SOURCE MATERIAL:
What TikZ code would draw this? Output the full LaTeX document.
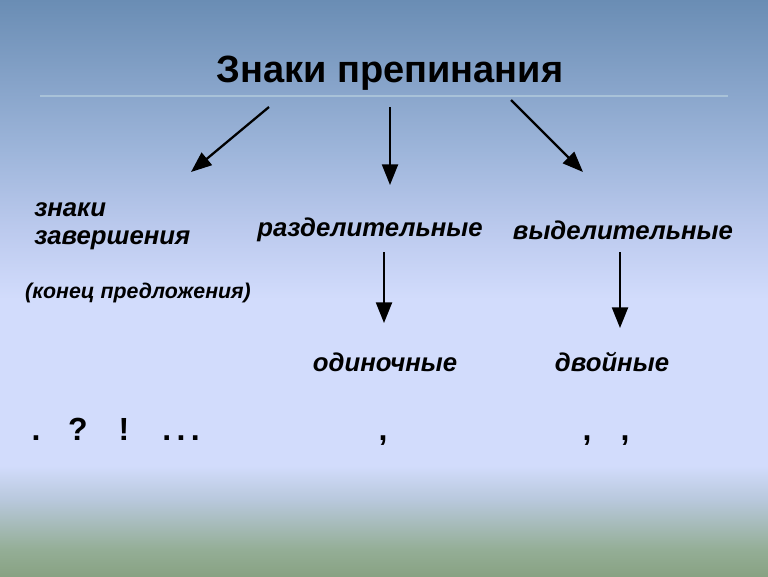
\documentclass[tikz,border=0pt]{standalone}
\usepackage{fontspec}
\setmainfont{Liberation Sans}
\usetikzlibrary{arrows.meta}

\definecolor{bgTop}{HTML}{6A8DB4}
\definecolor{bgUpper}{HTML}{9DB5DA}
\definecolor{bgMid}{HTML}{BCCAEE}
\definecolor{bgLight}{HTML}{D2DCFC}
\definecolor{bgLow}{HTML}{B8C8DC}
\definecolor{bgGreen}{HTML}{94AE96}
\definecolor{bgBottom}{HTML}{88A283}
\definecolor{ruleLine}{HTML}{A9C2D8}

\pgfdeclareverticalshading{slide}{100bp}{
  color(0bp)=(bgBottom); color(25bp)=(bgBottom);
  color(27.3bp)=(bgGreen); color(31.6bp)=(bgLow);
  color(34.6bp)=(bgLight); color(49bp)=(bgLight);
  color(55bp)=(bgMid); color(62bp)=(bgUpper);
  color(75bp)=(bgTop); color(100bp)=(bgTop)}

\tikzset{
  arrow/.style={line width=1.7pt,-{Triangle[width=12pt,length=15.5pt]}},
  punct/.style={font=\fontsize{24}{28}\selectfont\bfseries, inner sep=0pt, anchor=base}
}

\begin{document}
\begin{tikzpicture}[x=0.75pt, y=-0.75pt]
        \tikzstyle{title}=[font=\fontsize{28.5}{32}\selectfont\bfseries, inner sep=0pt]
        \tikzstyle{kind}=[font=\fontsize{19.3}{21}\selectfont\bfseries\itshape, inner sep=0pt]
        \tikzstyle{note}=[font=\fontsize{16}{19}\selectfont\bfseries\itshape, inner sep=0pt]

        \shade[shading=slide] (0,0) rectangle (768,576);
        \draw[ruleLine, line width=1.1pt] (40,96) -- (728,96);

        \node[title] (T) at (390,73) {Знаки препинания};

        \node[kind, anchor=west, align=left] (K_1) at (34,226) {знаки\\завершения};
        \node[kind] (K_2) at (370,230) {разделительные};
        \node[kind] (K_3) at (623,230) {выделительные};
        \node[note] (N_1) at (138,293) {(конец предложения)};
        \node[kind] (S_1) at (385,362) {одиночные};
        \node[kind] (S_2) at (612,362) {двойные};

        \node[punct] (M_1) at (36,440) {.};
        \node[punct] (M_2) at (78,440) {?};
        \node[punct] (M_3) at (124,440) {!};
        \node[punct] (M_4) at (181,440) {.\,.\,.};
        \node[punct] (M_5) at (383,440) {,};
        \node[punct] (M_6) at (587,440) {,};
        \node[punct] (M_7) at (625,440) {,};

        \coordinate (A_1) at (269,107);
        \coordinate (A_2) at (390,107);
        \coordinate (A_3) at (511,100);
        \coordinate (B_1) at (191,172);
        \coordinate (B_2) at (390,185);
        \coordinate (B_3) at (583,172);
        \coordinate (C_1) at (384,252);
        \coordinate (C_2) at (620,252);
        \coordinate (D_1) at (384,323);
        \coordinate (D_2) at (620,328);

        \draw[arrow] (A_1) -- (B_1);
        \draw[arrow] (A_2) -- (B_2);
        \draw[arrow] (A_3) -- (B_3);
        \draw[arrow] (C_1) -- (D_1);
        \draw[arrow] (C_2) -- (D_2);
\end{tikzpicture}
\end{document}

WORK TO DO:
Every line above should be returned exactly; the pictures stay out.

SOLUTION:
What TikZ code would draw this? Output the full LaTeX document.
\documentclass[tikz,border=0pt]{standalone}
\usepackage{fontspec}
\setmainfont{Liberation Sans}
\usetikzlibrary{arrows.meta}

\definecolor{bgTop}{HTML}{6A8DB4}
\definecolor{bgUpper}{HTML}{9DB5DA}
\definecolor{bgMid}{HTML}{BCCAEE}
\definecolor{bgLight}{HTML}{D2DCFC}
\definecolor{bgLow}{HTML}{B8C8DC}
\definecolor{bgGreen}{HTML}{94AE96}
\definecolor{bgBottom}{HTML}{88A283}
\definecolor{ruleLine}{HTML}{A9C2D8}

\pgfdeclareverticalshading{slide}{100bp}{
  color(0bp)=(bgBottom); color(25bp)=(bgBottom);
  color(27.3bp)=(bgGreen); color(31.6bp)=(bgLow);
  color(34.6bp)=(bgLight); color(49bp)=(bgLight);
  color(55bp)=(bgMid); color(62bp)=(bgUpper);
  color(75bp)=(bgTop); color(100bp)=(bgTop)}

\tikzset{
  arrow/.style={line width=1.7pt,-{Triangle[width=12pt,length=15.5pt]}},
  punct/.style={font=\fontsize{24}{28}\selectfont\bfseries, inner sep=0pt, anchor=base}
}

\begin{document}
\begin{tikzpicture}[x=0.75pt, y=-0.75pt]
        \tikzstyle{title}=[font=\fontsize{28.5}{32}\selectfont\bfseries, inner sep=0pt]
        \tikzstyle{kind}=[font=\fontsize{19.3}{21}\selectfont\bfseries\itshape, inner sep=0pt]
        \tikzstyle{note}=[font=\fontsize{16}{19}\selectfont\bfseries\itshape, inner sep=0pt]

        \shade[shading=slide] (0,0) rectangle (768,576);
        \draw[ruleLine, line width=1.1pt] (40,96) -- (728,96);

        \node[title] (T) at (390,73) {Знаки препинания};

        \node[kind, anchor=west, align=left] (K_1) at (34,226) {знаки\\завершения};
        \node[kind] (K_2) at (370,230) {разделительные};
        \node[kind] (K_3) at (623,230) {выделительные};
        \node[note] (N_1) at (138,293) {(конец предложения)};
        \node[kind] (S_1) at (385,362) {одиночные};
        \node[kind] (S_2) at (612,362) {двойные};

        \node[punct] (M_1) at (36,440) {.};
        \node[punct] (M_2) at (78,440) {?};
        \node[punct] (M_3) at (124,440) {!};
        \node[punct] (M_4) at (181,440) {.\,.\,.};
        \node[punct] (M_5) at (383,440) {,};
        \node[punct] (M_6) at (587,440) {,};
        \node[punct] (M_7) at (625,440) {,};

        \coordinate (A_1) at (269,107);
        \coordinate (A_2) at (390,107);
        \coordinate (A_3) at (511,100);
        \coordinate (B_1) at (191,172);
        \coordinate (B_2) at (390,185);
        \coordinate (B_3) at (583,172);
        \coordinate (C_1) at (384,252);
        \coordinate (C_2) at (620,252);
        \coordinate (D_1) at (384,323);
        \coordinate (D_2) at (620,328);

        \draw[arrow] (A_1) -- (B_1);
        \draw[arrow] (A_2) -- (B_2);
        \draw[arrow] (A_3) -- (B_3);
        \draw[arrow] (C_1) -- (D_1);
        \draw[arrow] (C_2) -- (D_2);
\end{tikzpicture}
\end{document}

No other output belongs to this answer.